■ **What is expected**
Set down exactly the lines in the records below that run from the line with "Write a Python" to the line with "Serif', fontsize=11.5, color='#111111')", inclusive, and nothing more.

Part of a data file
——————————

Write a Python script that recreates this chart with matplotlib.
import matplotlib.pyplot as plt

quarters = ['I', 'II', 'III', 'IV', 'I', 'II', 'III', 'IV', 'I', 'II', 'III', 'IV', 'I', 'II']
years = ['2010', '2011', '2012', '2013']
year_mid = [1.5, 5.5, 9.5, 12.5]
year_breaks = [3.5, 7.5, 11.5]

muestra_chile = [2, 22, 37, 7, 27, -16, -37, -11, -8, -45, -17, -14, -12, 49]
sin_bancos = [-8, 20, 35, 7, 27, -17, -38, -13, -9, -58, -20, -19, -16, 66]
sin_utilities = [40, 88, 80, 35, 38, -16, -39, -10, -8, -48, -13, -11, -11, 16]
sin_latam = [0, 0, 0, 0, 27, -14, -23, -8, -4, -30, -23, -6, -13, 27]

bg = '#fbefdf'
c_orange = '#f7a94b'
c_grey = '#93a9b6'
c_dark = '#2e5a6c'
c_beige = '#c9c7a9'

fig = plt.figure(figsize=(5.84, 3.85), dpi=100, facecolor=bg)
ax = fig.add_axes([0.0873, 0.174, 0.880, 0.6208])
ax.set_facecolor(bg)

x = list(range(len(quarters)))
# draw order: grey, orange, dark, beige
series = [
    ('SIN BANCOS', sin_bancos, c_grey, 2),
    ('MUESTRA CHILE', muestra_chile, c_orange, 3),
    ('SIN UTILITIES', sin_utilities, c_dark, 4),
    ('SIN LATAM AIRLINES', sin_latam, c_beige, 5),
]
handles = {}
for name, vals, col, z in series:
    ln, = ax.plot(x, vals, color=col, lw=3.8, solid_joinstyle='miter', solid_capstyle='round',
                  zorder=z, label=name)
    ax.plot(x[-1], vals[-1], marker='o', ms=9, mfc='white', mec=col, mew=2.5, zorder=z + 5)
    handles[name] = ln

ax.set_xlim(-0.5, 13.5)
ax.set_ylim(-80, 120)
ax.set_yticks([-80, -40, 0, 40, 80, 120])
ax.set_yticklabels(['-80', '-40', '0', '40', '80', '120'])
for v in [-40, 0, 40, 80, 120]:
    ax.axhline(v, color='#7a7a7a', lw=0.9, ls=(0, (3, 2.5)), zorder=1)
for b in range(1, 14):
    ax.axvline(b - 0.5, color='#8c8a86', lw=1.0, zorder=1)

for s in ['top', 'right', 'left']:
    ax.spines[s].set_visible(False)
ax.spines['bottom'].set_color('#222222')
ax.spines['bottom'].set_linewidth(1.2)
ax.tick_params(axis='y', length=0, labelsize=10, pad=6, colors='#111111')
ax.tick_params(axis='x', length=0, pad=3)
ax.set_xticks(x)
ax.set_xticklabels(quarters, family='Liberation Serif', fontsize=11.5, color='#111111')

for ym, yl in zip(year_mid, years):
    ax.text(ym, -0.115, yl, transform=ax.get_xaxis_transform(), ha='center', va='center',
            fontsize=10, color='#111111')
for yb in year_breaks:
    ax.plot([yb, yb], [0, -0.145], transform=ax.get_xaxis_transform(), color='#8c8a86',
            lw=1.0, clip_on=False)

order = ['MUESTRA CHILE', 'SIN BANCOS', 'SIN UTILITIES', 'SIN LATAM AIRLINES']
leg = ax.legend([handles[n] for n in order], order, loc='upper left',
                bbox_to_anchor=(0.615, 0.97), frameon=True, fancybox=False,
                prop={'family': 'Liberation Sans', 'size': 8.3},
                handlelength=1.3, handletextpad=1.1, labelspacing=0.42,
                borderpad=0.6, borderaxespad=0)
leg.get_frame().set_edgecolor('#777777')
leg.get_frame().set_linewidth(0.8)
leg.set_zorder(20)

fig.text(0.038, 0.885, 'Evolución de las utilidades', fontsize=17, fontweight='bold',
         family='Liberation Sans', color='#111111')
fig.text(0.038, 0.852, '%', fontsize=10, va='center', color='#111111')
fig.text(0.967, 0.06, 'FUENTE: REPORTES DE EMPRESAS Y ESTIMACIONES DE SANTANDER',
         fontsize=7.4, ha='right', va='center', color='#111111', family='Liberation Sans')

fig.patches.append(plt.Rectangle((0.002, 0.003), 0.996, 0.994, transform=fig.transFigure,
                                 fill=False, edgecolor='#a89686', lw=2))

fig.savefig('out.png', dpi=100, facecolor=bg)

——————————

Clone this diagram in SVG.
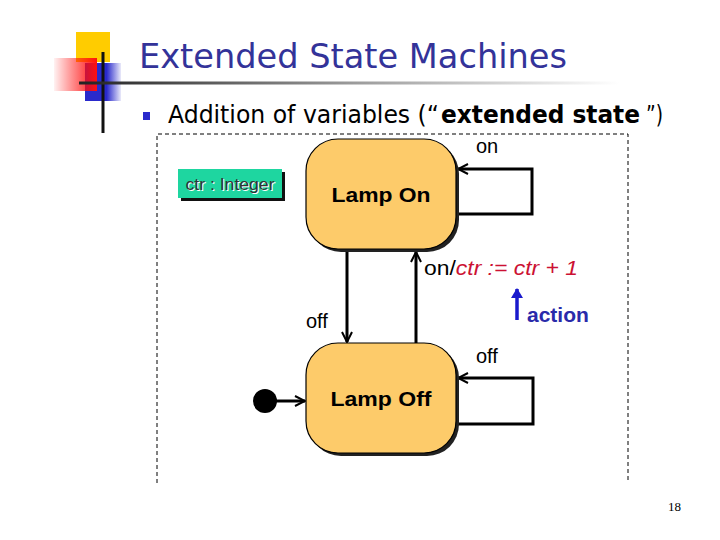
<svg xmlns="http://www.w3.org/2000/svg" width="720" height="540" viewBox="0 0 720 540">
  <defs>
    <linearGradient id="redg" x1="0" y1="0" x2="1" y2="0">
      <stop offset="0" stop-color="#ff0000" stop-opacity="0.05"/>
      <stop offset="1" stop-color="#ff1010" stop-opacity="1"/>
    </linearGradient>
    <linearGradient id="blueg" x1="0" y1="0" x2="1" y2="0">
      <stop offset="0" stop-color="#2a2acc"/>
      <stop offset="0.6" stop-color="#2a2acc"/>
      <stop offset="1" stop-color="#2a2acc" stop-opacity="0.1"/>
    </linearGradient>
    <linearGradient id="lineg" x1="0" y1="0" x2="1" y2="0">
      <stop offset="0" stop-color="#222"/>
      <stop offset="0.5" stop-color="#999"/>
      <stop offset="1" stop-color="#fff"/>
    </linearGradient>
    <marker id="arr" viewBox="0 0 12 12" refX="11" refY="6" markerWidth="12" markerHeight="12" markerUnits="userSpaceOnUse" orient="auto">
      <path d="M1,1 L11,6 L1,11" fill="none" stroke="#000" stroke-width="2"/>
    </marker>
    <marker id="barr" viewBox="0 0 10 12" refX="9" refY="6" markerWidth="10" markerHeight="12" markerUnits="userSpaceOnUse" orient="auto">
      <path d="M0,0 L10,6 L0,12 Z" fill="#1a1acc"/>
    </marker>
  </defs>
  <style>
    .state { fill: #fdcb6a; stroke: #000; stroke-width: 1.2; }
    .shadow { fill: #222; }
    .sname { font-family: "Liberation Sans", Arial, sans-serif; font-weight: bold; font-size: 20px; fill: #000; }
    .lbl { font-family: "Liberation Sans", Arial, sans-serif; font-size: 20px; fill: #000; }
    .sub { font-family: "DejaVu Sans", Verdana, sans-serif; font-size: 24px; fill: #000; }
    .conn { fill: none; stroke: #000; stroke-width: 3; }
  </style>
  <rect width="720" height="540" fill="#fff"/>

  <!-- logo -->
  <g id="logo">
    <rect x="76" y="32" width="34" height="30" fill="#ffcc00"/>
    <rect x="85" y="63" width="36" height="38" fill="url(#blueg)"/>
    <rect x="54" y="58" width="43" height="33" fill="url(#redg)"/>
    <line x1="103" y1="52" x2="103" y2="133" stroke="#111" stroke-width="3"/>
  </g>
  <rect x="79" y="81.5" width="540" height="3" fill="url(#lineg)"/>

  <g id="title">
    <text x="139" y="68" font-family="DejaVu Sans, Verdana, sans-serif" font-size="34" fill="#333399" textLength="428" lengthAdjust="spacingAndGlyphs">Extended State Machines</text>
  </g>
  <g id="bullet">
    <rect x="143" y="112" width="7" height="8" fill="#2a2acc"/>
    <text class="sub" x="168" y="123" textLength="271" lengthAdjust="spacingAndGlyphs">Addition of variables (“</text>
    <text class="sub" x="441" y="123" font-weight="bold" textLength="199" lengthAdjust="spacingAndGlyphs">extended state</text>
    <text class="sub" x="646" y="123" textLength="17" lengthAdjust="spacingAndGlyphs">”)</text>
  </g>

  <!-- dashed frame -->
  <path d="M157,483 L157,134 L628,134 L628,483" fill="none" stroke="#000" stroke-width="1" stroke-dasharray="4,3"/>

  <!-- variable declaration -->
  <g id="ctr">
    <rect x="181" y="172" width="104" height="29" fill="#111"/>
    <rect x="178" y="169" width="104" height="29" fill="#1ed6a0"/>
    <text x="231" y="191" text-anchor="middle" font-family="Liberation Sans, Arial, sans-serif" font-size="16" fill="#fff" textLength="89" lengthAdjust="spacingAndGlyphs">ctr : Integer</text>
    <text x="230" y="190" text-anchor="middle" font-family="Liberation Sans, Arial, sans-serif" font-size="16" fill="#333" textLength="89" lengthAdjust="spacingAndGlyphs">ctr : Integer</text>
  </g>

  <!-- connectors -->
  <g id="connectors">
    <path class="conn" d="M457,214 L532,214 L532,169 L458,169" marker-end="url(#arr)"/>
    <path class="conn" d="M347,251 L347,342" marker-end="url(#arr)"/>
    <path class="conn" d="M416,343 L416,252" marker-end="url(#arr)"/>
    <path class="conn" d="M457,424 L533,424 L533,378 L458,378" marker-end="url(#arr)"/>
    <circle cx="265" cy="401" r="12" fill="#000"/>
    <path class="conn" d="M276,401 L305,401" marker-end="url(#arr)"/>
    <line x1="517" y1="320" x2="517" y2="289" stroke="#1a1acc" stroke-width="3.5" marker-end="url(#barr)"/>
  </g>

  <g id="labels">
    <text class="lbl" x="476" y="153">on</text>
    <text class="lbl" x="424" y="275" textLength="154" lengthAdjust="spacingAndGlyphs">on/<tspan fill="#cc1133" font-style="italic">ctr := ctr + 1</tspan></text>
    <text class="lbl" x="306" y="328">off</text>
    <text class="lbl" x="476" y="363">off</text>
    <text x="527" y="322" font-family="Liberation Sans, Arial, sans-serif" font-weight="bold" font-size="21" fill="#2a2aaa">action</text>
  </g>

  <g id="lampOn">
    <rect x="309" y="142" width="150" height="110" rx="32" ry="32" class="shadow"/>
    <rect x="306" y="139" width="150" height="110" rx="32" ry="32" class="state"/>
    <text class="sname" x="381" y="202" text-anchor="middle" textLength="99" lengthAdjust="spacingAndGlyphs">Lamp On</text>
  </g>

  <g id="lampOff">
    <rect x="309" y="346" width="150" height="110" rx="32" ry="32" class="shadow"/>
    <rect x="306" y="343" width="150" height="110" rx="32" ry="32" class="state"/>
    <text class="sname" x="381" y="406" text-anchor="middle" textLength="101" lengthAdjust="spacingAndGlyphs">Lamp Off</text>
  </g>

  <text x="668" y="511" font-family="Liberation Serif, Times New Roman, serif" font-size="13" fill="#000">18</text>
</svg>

——————————

■ **Result of this task**
Write a Python script that recreates this chart with matplotlib.
import matplotlib.pyplot as plt

quarters = ['I', 'II', 'III', 'IV', 'I', 'II', 'III', 'IV', 'I', 'II', 'III', 'IV', 'I', 'II']
years = ['2010', '2011', '2012', '2013']
year_mid = [1.5, 5.5, 9.5, 12.5]
year_breaks = [3.5, 7.5, 11.5]

muestra_chile = [2, 22, 37, 7, 27, -16, -37, -11, -8, -45, -17, -14, -12, 49]
sin_bancos = [-8, 20, 35, 7, 27, -17, -38, -13, -9, -58, -20, -19, -16, 66]
sin_utilities = [40, 88, 80, 35, 38, -16, -39, -10, -8, -48, -13, -11, -11, 16]
sin_latam = [0, 0, 0, 0, 27, -14, -23, -8, -4, -30, -23, -6, -13, 27]

bg = '#fbefdf'
c_orange = '#f7a94b'
c_grey = '#93a9b6'
c_dark = '#2e5a6c'
c_beige = '#c9c7a9'

fig = plt.figure(figsize=(5.84, 3.85), dpi=100, facecolor=bg)
ax = fig.add_axes([0.0873, 0.174, 0.880, 0.6208])
ax.set_facecolor(bg)

x = list(range(len(quarters)))
# draw order: grey, orange, dark, beige
series = [
    ('SIN BANCOS', sin_bancos, c_grey, 2),
    ('MUESTRA CHILE', muestra_chile, c_orange, 3),
    ('SIN UTILITIES', sin_utilities, c_dark, 4),
    ('SIN LATAM AIRLINES', sin_latam, c_beige, 5),
]
handles = {}
for name, vals, col, z in series:
    ln, = ax.plot(x, vals, color=col, lw=3.8, solid_joinstyle='miter', solid_capstyle='round',
                  zorder=z, label=name)
    ax.plot(x[-1], vals[-1], marker='o', ms=9, mfc='white', mec=col, mew=2.5, zorder=z + 5)
    handles[name] = ln

ax.set_xlim(-0.5, 13.5)
ax.set_ylim(-80, 120)
ax.set_yticks([-80, -40, 0, 40, 80, 120])
ax.set_yticklabels(['-80', '-40', '0', '40', '80', '120'])
for v in [-40, 0, 40, 80, 120]:
    ax.axhline(v, color='#7a7a7a', lw=0.9, ls=(0, (3, 2.5)), zorder=1)
for b in range(1, 14):
    ax.axvline(b - 0.5, color='#8c8a86', lw=1.0, zorder=1)

for s in ['top', 'right', 'left']:
    ax.spines[s].set_visible(False)
ax.spines['bottom'].set_color('#222222')
ax.spines['bottom'].set_linewidth(1.2)
ax.tick_params(axis='y', length=0, labelsize=10, pad=6, colors='#111111')
ax.tick_params(axis='x', length=0, pad=3)
ax.set_xticks(x)
ax.set_xticklabels(quarters, family='Liberation Serif', fontsize=11.5, color='#111111')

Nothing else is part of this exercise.